Task statement —
Write the data out again, character for character, with no images.

Provided data —
┄┄┄┄┄┄┄┄┄┄┄┄┄┄┄┄┄┄┄┄

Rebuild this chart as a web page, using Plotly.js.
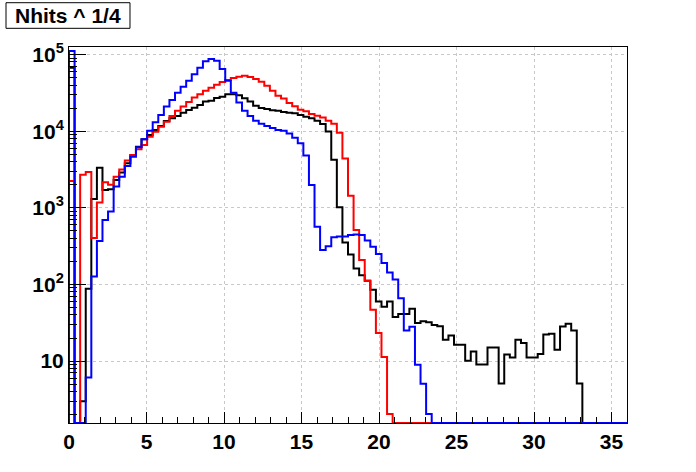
<!DOCTYPE html>
<html><head><meta charset="utf-8">
<script src="https://cdn.plot.ly/plotly-3.0.1.min.js"></script>
<style>html,body{margin:0;padding:0;background:#fff}#chart{width:696px;height:472px}</style>
</head><body><div id="chart"></div>
<script>
// Histogram definition: 100 bins from 0 to 36
const xMin = 0, xMax = 36;
const titleText = 'Nhits ^ 1/4';
const xTickVals = [0, 5, 10, 15, 20, 25, 30, 35];
const yTickVals = [10, 100, 1000, 10000, 100000];
const yTickText = ['10', '10<sup>2</sup>', '10<sup>3</sup>', '10<sup>4</sup>', '10<sup>5</sup>'];

const blackCounts = [
 67000, 0, 3, 88, 1306, 3340, 1710, 1750, 2300, 2880,
 3800, 4890, 6280, 7830, 8920, 10370, 11700, 13600, 14700, 15800,
 17400, 18900, 20200, 22000, 24300, 25000, 27100, 28200, 30300, 30300,
 29400, 26900, 24300, 21500, 20000, 19400, 18700, 18400, 17800, 17400,
 17100, 16300, 15400, 14700, 13700, 12400, 9860, 4220, 1020, 352,
 245, 162, 132, 112, 85, 60, 51, 60, 37.5, 41,
 41, 48, 31.3, 33, 32, 29.5, 28.5, 19, 21.5, 16.3,
 16.3, 10.1, 13.3, 9, 9, 15, 15, 5.1, 12.2, 11.1,
 19, 17.2, 11.1, 11.1, 12.4, 22.2, 22.7, 14, 28.3, 30.6,
 25.1, 5.1, 0, 0, 0, 0, 0, 0, 0, 0
];
const redCounts = [
 2240, 0, 2690, 2940, 404, 1170, 2150, 2000, 2550, 3150,
 4150, 4890, 5810, 6610, 8480, 9840, 11450, 13300, 15800, 18500,
 20900, 24000, 27400, 30300, 33700, 36900, 40400, 43800, 46500, 49400,
 51400, 53000, 50900, 48000, 44200, 39200, 33700, 29000, 26600, 23300,
 21100, 19000, 18200, 16700, 15900, 15100, 13700, 12500, 9500, 4400,
 1440, 515, 209, 112, 46.6, 23.2, 11.3, 2.04, 0, 0,
 0, 0, 0, 0, 0, 0, 0, 0, 0, 0,
 0, 0, 0, 0, 0, 0, 0, 0, 0, 0,
 0, 0, 0, 0, 0, 0, 0, 0, 0, 0,
 0, 0, 0, 0, 0, 0, 0, 0, 0, 0
];
const blueCounts = [
 111000, 0, 0, 6.1, 127, 370, 695, 892, 1890, 2550,
 3520, 4650, 6170, 7830, 10150, 13060, 16260, 20900, 25500, 31800,
 38000, 45500, 55200, 67300, 81500, 87300, 83000, 64700, 45500, 31800,
 23600, 18500, 15800, 13700, 12500, 11700, 11000, 10370, 10150, 9300,
 8200, 6950, 4800, 1990, 565, 282, 315, 414, 422, 422,
 440, 448, 440, 373, 310, 250, 190, 143, 116, 66,
 25, 28, 8.95, 5.06, 2.04, 0, 0, 0, 0, 0,
 0, 0, 0, 0, 0, 0, 0, 0, 0, 0,
 0, 0, 0, 0, 0, 0, 0, 0, 0, 0,
 0, 0, 0, 0, 0, 0, 0, 0, 0, 0
];

const yLogMin = 0.192, yLogMax = 5.098;
const floorVal = Math.pow(10, yLogMin);

function histTrace(counts, color) {
  const bw = (xMax - xMin) / counts.length;
  const xs = [xMin], ys = [floorVal];
  counts.forEach((c, i) => { xs.push(xMin + i * bw); ys.push(c > 0 ? c : floorVal); });
  xs.push(xMax); ys.push(floorVal);
  return { x: xs, y: ys, type: 'scatter', mode: 'lines',
    line: { shape: 'hv', color: color, width: 2 }, hoverinfo: 'skip' };
}

const minorY = [];
for (let d = 0; d <= 5; d++) for (let k = 2; k <= 9; k++) {
  const v = k * Math.pow(10, d);
  if (Math.log10(v) > yLogMin && Math.log10(v) < yLogMax) minorY.push(v);
}

const tickFont = { family: 'Liberation Sans Narrow, Liberation Sans, Arial, sans-serif', size: 21, weight: 'bold', color: '#000' };

const data = [histTrace(blackCounts, '#000000'), histTrace(redCounts, '#ff0000'), histTrace(blueCounts, '#0000ff')];

const layout = {
  width: 696, height: 472,
  margin: { l: 69, r: 69, t: 47, b: 49, pad: 0 },
  paper_bgcolor: '#fff', plot_bgcolor: '#fff',
  showlegend: false,
  xaxis: {
    range: [xMin, xMax], tickmode: 'array', tickvals: xTickVals,
    ticks: 'inside', ticklen: 11, tickwidth: 1, tickcolor: '#000',
    showline: true, linecolor: '#000', linewidth: 1, mirror: true,
    showgrid: true, gridcolor: '#c8c8c8', griddash: 'dot', gridwidth: 1,
    zeroline: false, tickfont: tickFont,
    minor: { dtick: 1, tick0: 0, ticks: 'inside', ticklen: 6, tickcolor: '#000', tickwidth: 1, showgrid: false }
  },
  yaxis: {
    type: 'log', range: [yLogMin, yLogMax], tickmode: 'array',
    tickvals: yTickVals, ticktext: yTickText,
    ticks: 'inside', ticklen: 17, tickwidth: 1, tickcolor: '#000',
    showline: true, linecolor: '#000', linewidth: 1, mirror: true,
    showgrid: true, gridcolor: '#c8c8c8', griddash: 'dot', gridwidth: 1,
    zeroline: false, tickfont: tickFont,
    minor: { tickmode: 'array', tickvals: minorY, ticks: 'inside', ticklen: 8, tickcolor: '#000', tickwidth: 1, showgrid: false }
  },
  shapes: [{
    type: 'rect', xref: 'paper', yref: 'paper',
    x0: -0.1129, x1: 0.1093, y0: 1.0497, y1: 1.1178,
    line: { color: '#000', width: 1 }, fillcolor: '#fff', layer: 'above'
  }],
  annotations: [{
    text: titleText, xref: 'paper', yref: 'paper',
    x: -0.0018, y: 1.0838, xanchor: 'center', yanchor: 'middle', showarrow: false,
    font: { family: 'Liberation Sans, Arial, sans-serif', size: 21, weight: 'bold', color: '#000' }
  }]
};

Plotly.newPlot('chart', data, layout, { staticPlot: true, displayModeBar: false });
</script></body></html>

┄┄┄┄┄┄┄┄┄┄┄┄┄┄┄┄┄┄┄┄

Exercise solution —
Rebuild this chart as a web page, using Plotly.js.
<!DOCTYPE html>
<html><head><meta charset="utf-8">
<script src="https://cdn.plot.ly/plotly-3.0.1.min.js"></script>
<style>html,body{margin:0;padding:0;background:#fff}#chart{width:696px;height:472px}</style>
</head><body><div id="chart"></div>
<script>
// Histogram definition: 100 bins from 0 to 36
const xMin = 0, xMax = 36;
const titleText = 'Nhits ^ 1/4';
const xTickVals = [0, 5, 10, 15, 20, 25, 30, 35];
const yTickVals = [10, 100, 1000, 10000, 100000];
const yTickText = ['10', '10<sup>2</sup>', '10<sup>3</sup>', '10<sup>4</sup>', '10<sup>5</sup>'];

const blackCounts = [
 67000, 0, 3, 88, 1306, 3340, 1710, 1750, 2300, 2880,
 3800, 4890, 6280, 7830, 8920, 10370, 11700, 13600, 14700, 15800,
 17400, 18900, 20200, 22000, 24300, 25000, 27100, 28200, 30300, 30300,
 29400, 26900, 24300, 21500, 20000, 19400, 18700, 18400, 17800, 17400,
 17100, 16300, 15400, 14700, 13700, 12400, 9860, 4220, 1020, 352,
 245, 162, 132, 112, 85, 60, 51, 60, 37.5, 41,
 41, 48, 31.3, 33, 32, 29.5, 28.5, 19, 21.5, 16.3,
 16.3, 10.1, 13.3, 9, 9, 15, 15, 5.1, 12.2, 11.1,
 19, 17.2, 11.1, 11.1, 12.4, 22.2, 22.7, 14, 28.3, 30.6,
 25.1, 5.1, 0, 0, 0, 0, 0, 0, 0, 0
];
const redCounts = [
 2240, 0, 2690, 2940, 404, 1170, 2150, 2000, 2550, 3150,
 4150, 4890, 5810, 6610, 8480, 9840, 11450, 13300, 15800, 18500,
 20900, 24000, 27400, 30300, 33700, 36900, 40400, 43800, 46500, 49400,
 51400, 53000, 50900, 48000, 44200, 39200, 33700, 29000, 26600, 23300,
 21100, 19000, 18200, 16700, 15900, 15100, 13700, 12500, 9500, 4400,
 1440, 515, 209, 112, 46.6, 23.2, 11.3, 2.04, 0, 0,
 0, 0, 0, 0, 0, 0, 0, 0, 0, 0,
 0, 0, 0, 0, 0, 0, 0, 0, 0, 0,
 0, 0, 0, 0, 0, 0, 0, 0, 0, 0,
 0, 0, 0, 0, 0, 0, 0, 0, 0, 0
];
const blueCounts = [
 111000, 0, 0, 6.1, 127, 370, 695, 892, 1890, 2550,
 3520, 4650, 6170, 7830, 10150, 13060, 16260, 20900, 25500, 31800,
 38000, 45500, 55200, 67300, 81500, 87300, 83000, 64700, 45500, 31800,
 23600, 18500, 15800, 13700, 12500, 11700, 11000, 10370, 10150, 9300,
 8200, 6950, 4800, 1990, 565, 282, 315, 414, 422, 422,
 440, 448, 440, 373, 310, 250, 190, 143, 116, 66,
 25, 28, 8.95, 5.06, 2.04, 0, 0, 0, 0, 0,
 0, 0, 0, 0, 0, 0, 0, 0, 0, 0,
 0, 0, 0, 0, 0, 0, 0, 0, 0, 0,
 0, 0, 0, 0, 0, 0, 0, 0, 0, 0
];

const yLogMin = 0.192, yLogMax = 5.098;
const floorVal = Math.pow(10, yLogMin);

function histTrace(counts, color) {
  const bw = (xMax - xMin) / counts.length;
  const xs = [xMin], ys = [floorVal];
  counts.forEach((c, i) => { xs.push(xMin + i * bw); ys.push(c > 0 ? c : floorVal); });
  xs.push(xMax); ys.push(floorVal);
  return { x: xs, y: ys, type: 'scatter', mode: 'lines',
    line: { shape: 'hv', color: color, width: 2 }, hoverinfo: 'skip' };
}

const minorY = [];
for (let d = 0; d <= 5; d++) for (let k = 2; k <= 9; k++) {
  const v = k * Math.pow(10, d);
  if (Math.log10(v) > yLogMin && Math.log10(v) < yLogMax) minorY.push(v);
}

const tickFont = { family: 'Liberation Sans Narrow, Liberation Sans, Arial, sans-serif', size: 21, weight: 'bold', color: '#000' };

const data = [histTrace(blackCounts, '#000000'), histTrace(redCounts, '#ff0000'), histTrace(blueCounts, '#0000ff')];

const layout = {
  width: 696, height: 472,
  margin: { l: 69, r: 69, t: 47, b: 49, pad: 0 },
  paper_bgcolor: '#fff', plot_bgcolor: '#fff',
  showlegend: false,
  xaxis: {
    range: [xMin, xMax], tickmode: 'array', tickvals: xTickVals,
    ticks: 'inside', ticklen: 11, tickwidth: 1, tickcolor: '#000',
    showline: true, linecolor: '#000', linewidth: 1, mirror: true,
    showgrid: true, gridcolor: '#c8c8c8', griddash: 'dot', gridwidth: 1,
    zeroline: false, tickfont: tickFont,
    minor: { dtick: 1, tick0: 0, ticks: 'inside', ticklen: 6, tickcolor: '#000', tickwidth: 1, showgrid: false }
  },
  yaxis: {
    type: 'log', range: [yLogMin, yLogMax], tickmode: 'array',
    tickvals: yTickVals, ticktext: yTickText,
    ticks: 'inside', ticklen: 17, tickwidth: 1, tickcolor: '#000',
    showline: true, linecolor: '#000', linewidth: 1, mirror: true,
    showgrid: true, gridcolor: '#c8c8c8', griddash: 'dot', gridwidth: 1,
    zeroline: false, tickfont: tickFont,
    minor: { tickmode: 'array', tickvals: minorY, ticks: 'inside', ticklen: 8, tickcolor: '#000', tickwidth: 1, showgrid: false }
  },
  shapes: [{
    type: 'rect', xref: 'paper', yref: 'paper',
    x0: -0.1129, x1: 0.1093, y0: 1.0497, y1: 1.1178,
    line: { color: '#000', width: 1 }, fillcolor: '#fff', layer: 'above'
  }],
  annotations: [{
    text: titleText, xref: 'paper', yref: 'paper',
    x: -0.0018, y: 1.0838, xanchor: 'center', yanchor: 'middle', showarrow: false,
    font: { family: 'Liberation Sans, Arial, sans-serif', size: 21, weight: 'bold', color: '#000' }
  }]
};

Plotly.newPlot('chart', data, layout, { staticPlot: true, displayModeBar: false });
</script></body></html>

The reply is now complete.